To provide evidence for the interpretable sentiment classification process using the proposed Senti-DD lexicon, we conducted an additional experiment on the entire DS100 dataset consisting of 2259 sentences. The experiment utilized all direction-dependent words from Table 9 to construct the Senti-DD lexicon. The complete list of positive/negative pairs detected in each sentence is accessible at https://github.com/sophia-jihye/Senti-DD/blob/main/results/senti_dd_interpretability_evidence_for_appendix.csv, with 20 samples of experimental results listed in Appendix 1. The results presented in Appendix 1 demonstrate that directional and direction-dependent words are highly prevalent in financial texts, supporting the evidence that these words influence the overall sentiment polarity of a sentence. Among the 20 cases in Appendix 1, 10 are correctly classified, while the remaining 10 are misclassified using Senti-DD. Each case is explained through detected positive and negative pairs. For instance, the sentence “Excluding non-recurring items, pre-tax profit surged 45% to EUR 80 million” was correctly classified as positive, with Senti-DD identifying positive pairs such as (profit, surge) and (item, surge). Conversely, the sentence “At the same time, profit of the company increased by 10% in H1 and reached EUR 79,000” originally labeled as positive, was misclassified as neutral due to the detected pairs (profit, increase) and (company, increase) being considered a positive and negative context in Senti-DD, respectively. If users consider (company, increase) as a non-negative context and decide to remove it from the lexicon, this would modify the sentiment classification process, leading to the correct classification of the sentence as positive.

6 Conclusion

With the growing demand for sentiment analysis in financial and economic applications, it is essential to build domain-specific sentiment lexicons that can achieve both high performance and explainability. In this study, we proposed a financial domain-specific sentiment lexicon, Senti-DD, whose elements comprise pairs of directional and direction-dependent words. Extensive experimental results demonstrate that an augmented lexicon obtained using Senti-DD outperformed existing sentiment lexicons in solving sentiment classification tasks. In particular, Senti-DD identified “communication” and “value” as “proportional” type words that create a positive/negative sentiment when they are combined with an up/down-type word. Considering that these direction-dependent words can have either a positive or negative effect on the stock price of the companies, they can serve as lexical items for corporate performance indicators. Future research can examine the impact of each of the automatically extracted corporate performance indicators on the company’s stock price. While the inference mechanism of pretrained models relies solely on speculative reasoning, the proposed sentiment lexicon allows for transparent explainability of the sentiment analysis process. Conducting a future study to investigate the integration of the proposed lexicon into transformer-based approaches to enhance their explainability would be worthwhile.
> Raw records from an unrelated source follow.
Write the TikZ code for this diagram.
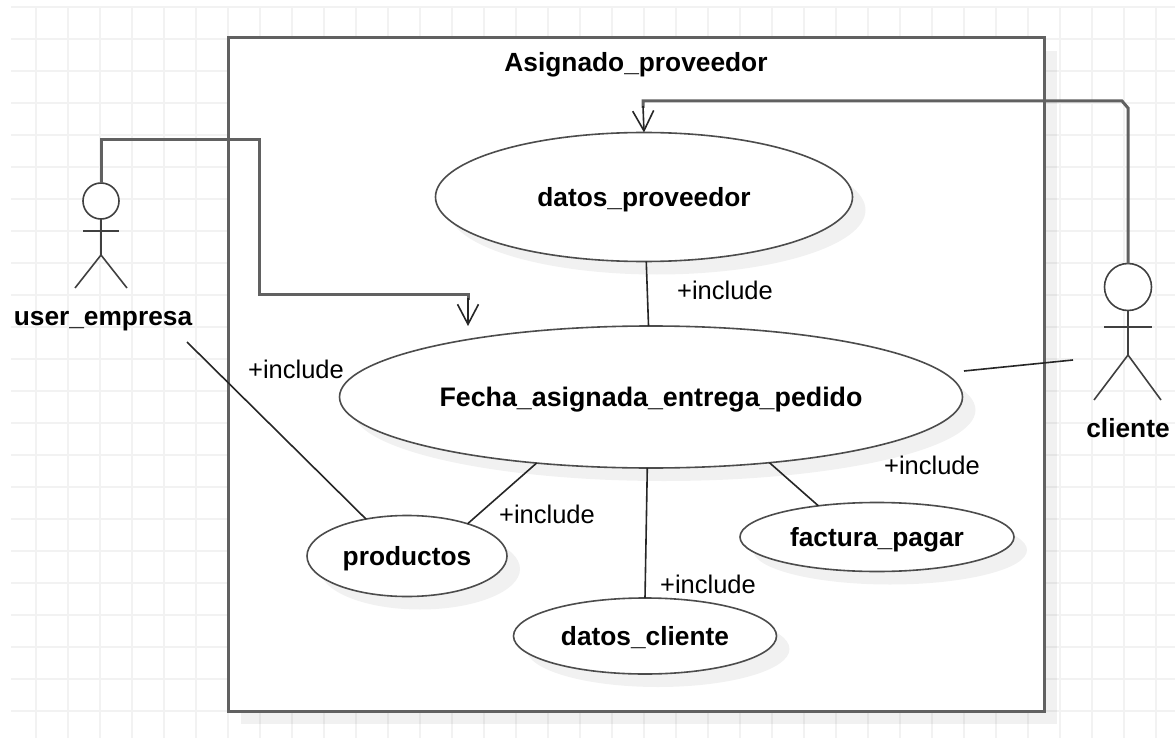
\documentclass[tikz,border=0pt]{standalone}
\usepackage{fontspec}
\setmainfont{Liberation Sans}
\usetikzlibrary{shapes.geometric, arrows.meta, shadows}

\tikzset{
    gridline/.style={draw=black!5, line width=1.4pt},
    heavy/.style={draw=black!62, line width=3pt},
    thin link/.style={draw=black!85, line width=1.6pt},
    open tip/.style={-{Straight Barb[length=20pt, width=21pt, line width=1.6pt]}},
    shade/.style={drop shadow={shadow xshift=13pt, shadow yshift=-13pt, fill=black, opacity=0.055}},
    boldlabel/.style={font=\fontsize{26.3}{28}\selectfont\bfseries, text height=19pt, text depth=0pt},
    usecase/.style={ellipse, draw=black!70, line width=1.6pt, fill=white, inner sep=0pt, outer sep=0pt, shade, boldlabel},
    head/.style={circle, draw=black!75, line width=1.6pt, fill=white, inner sep=0pt, outer sep=0pt},
    stick/.style={draw=black!75, line width=1.6pt},
    includelabel/.style={font=\fontsize{25.5}{28}\selectfont}
}

\begin{document}
\begin{tikzpicture}[x=1pt, y=-1pt]
\useasboundingbox (0,0) rectangle (1175,738);
% Grid
\foreach \x in {36,68,...,1172} {
    \draw[gridline] (\x,7) -- (\x,738);
}
\foreach \y in {7,39,...,738} {
    \draw[gridline] (11,\y) -- (1175,\y);
}
% System box
\node (sistema) at (636,374.5) [rectangle, minimum width=816pt, minimum height=673pt, inner sep=0pt, outer sep=0pt, heavy, fill=white, shade] {};
\node (titulo) at (636,62) [boldlabel] {Asignado\_proveedor};
% Use cases
\node (datos_proveedor) at (644,197) [usecase, minimum width=417pt, minimum height=129pt] {datos\_proveedor};
\node (fecha) at (651,397) [usecase, minimum width=623pt, minimum height=142pt, font=\fontsize{26.8}{28}\selectfont\bfseries] {Fecha\_asignada\_entrega\_pedido};
\node (productos) at (407,556) [usecase, minimum width=200pt, minimum height=81pt] {productos};
\node (factura_pagar) at (877,537) [usecase, minimum width=274pt, minimum height=69pt] {factura\_pagar};
\node (datos_cliente) at (645,636) [usecase, minimum width=263pt, minimum height=76pt] {datos\_cliente};
% Actor on the left
\node (user_head) at (101,201) [head, minimum size=36pt] {};
\coordinate (user_hip) at (101,255);
\draw[stick] (user_head.south) -- (user_hip);
\draw[stick] (83,231) -- (119,231);
\draw[stick] (75,288) -- (user_hip) -- (127,288);
\node (user_empresa) at (103,316) [boldlabel] {user\_empresa};
% Actor on the right
\node (cliente_head) at (1128,287) [head, minimum size=47pt] {};
\coordinate (cliente_hip) at (1128,355);
\draw[stick] (cliente_head.south) -- (cliente_hip);
\draw[stick] (1104,327) -- (1152,327);
\draw[stick] (1094,400) -- (cliente_hip) -- (1161,400);
\node (cliente) at (1128,428) [boldlabel] {cliente};
% Free ends
\coordinate (fecha_in) at (468,326);
\coordinate (user_out) at (187,342);
\coordinate (fecha_out) at (964,371);
\coordinate (cliente_in) at (1073,360);
% Routed associations
\draw[heavy] (user_head.north) -- (101,140) -- (259,140) -- (259,294) -- (468,294) -- (468,300);
\draw[thin link, open tip] (468,298) -- (fecha_in);
\draw[heavy] (cliente_head.north) -- (1128,108) -- (1122,101) -- (643,101) -- (643,108);
\draw[thin link, open tip] (643,106) -- (datos_proveedor.north);
% Plain associations
\draw[thin link] (datos_proveedor.272) -- (fecha.92);
\draw[thin link] (fecha.267) -- (datos_cliente.north);
\draw[thin link] (fecha.210) -- (productos.28);
\draw[thin link] (fecha.331) -- (factura_pagar.152);
\draw[thin link] (user_out) -- (productos.138);
\draw[thin link] (fecha_out) -- (cliente_in);
% Labels
\node (inc_a) at (725,290) [includelabel] {+include};
\node (inc_b) at (296,369) [includelabel] {+include};
\node (inc_c) at (547,514) [includelabel] {+include};
\node (inc_d) at (932,465) [includelabel] {+include};
\node (inc_e) at (708,584) [includelabel] {+include};
\end{tikzpicture}
\end{document}
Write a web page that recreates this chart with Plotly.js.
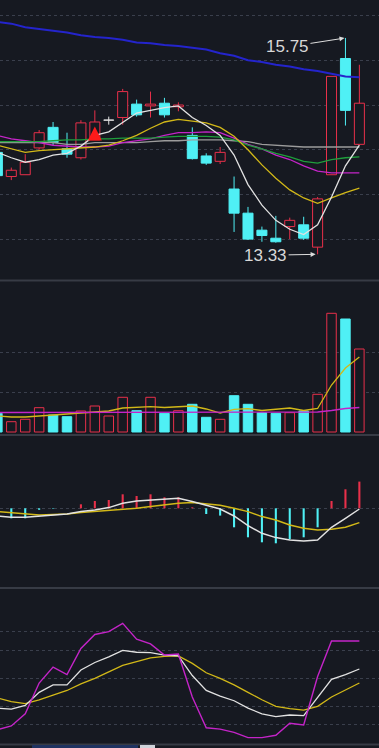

Analyzing the statements and minutes of the Federal Open Market Committee can also be considered a future work. The Federal Open Market Committee meets eight times each year to decide on monetary policy; during these meetings, the participants formulate their views on economic conditions and determine their stance on monetary policy (Cannon, 2015). Thus, automatic analysis of statements and minutes released at these meetings will broaden the understanding of current financial conditions and future monetary policy directions. It would be possible to automatically extract terms that frequently appear in documents that affect interest rate increases/decreases by treating the interest rate increase/decrease figures that are reported immediately after the announcement of the document as labels, instead of sentence labels expressed as “positive” or “negative.” We anticipate that more comprehensive analysis of various modes of central bank communications would help to capture the intricacies of sentiment in financial language.

Although the performance of the proposed lexicon is promising, there is room for improvement. The proposed approach necessitates the meticulous selection of directional words by the researchers in order to construct a financial domain-specific sentiment lexicon. However, the creation of a predefined set of directional words is a time-consuming and subjective process. Additionally, the directional words may evolve over time with the emergence of new jargon. To mitigate the need for researchers’ manual intervention in defining directional words and to capture the most current vocabulary, the exploration of automatic identification of directional words should be regarded as a future study. Meanwhile, the proposed method classifies sentences as neutral when it contains equal numbers of positive and negative words; this is a passive approach to detecting neutrality. Valdivia et al. (2018) demonstrated that detecting neutrality first before classifying sentences as positive or negative can improve sentiment analysis performance; thus, pre-detection of neutrality in financial documents can be considered in future work. Fine-grained sentiment analysis, which classifies sentiments into multi-classes (Van de Kauter et al., 2015) rather than binary classes, can also be explored. In general, classes can be subdivided into anxiety, sadness, anger, excitement, and happiness (Wang et al., 2020); in the case of financial documents, classes can be further segmented by identifying whether positivity/negativity is directed toward the entire market or a particular company. In addition, acquiring a larger number of financial documents such as analyst reports containing many directional words will help improve the quality of Senti-DD.

The proposed approach, which automatically extracts words dependent on certain types of words, can easily be applied to other domains. For example, it would be interesting to extend the approach to sentiment analysis of online reviews on electronics, in which the sentiment orientation of the term “definition” changes depending on the presence of the terms “high” and “low.” The phrase “high-definition” leads to a positive sentiment, while “low-definition” leads to a negative sentiment. In this context, the proposed lexicon would assist in accurate sentiment analysis by treating the term “definition” as a “proportional”-type word that represents a positive sentiment when used with “high” and a negative sentiment when used with “low.” In future studies, different characteristics of direction-dependent words in various domains would be investigated.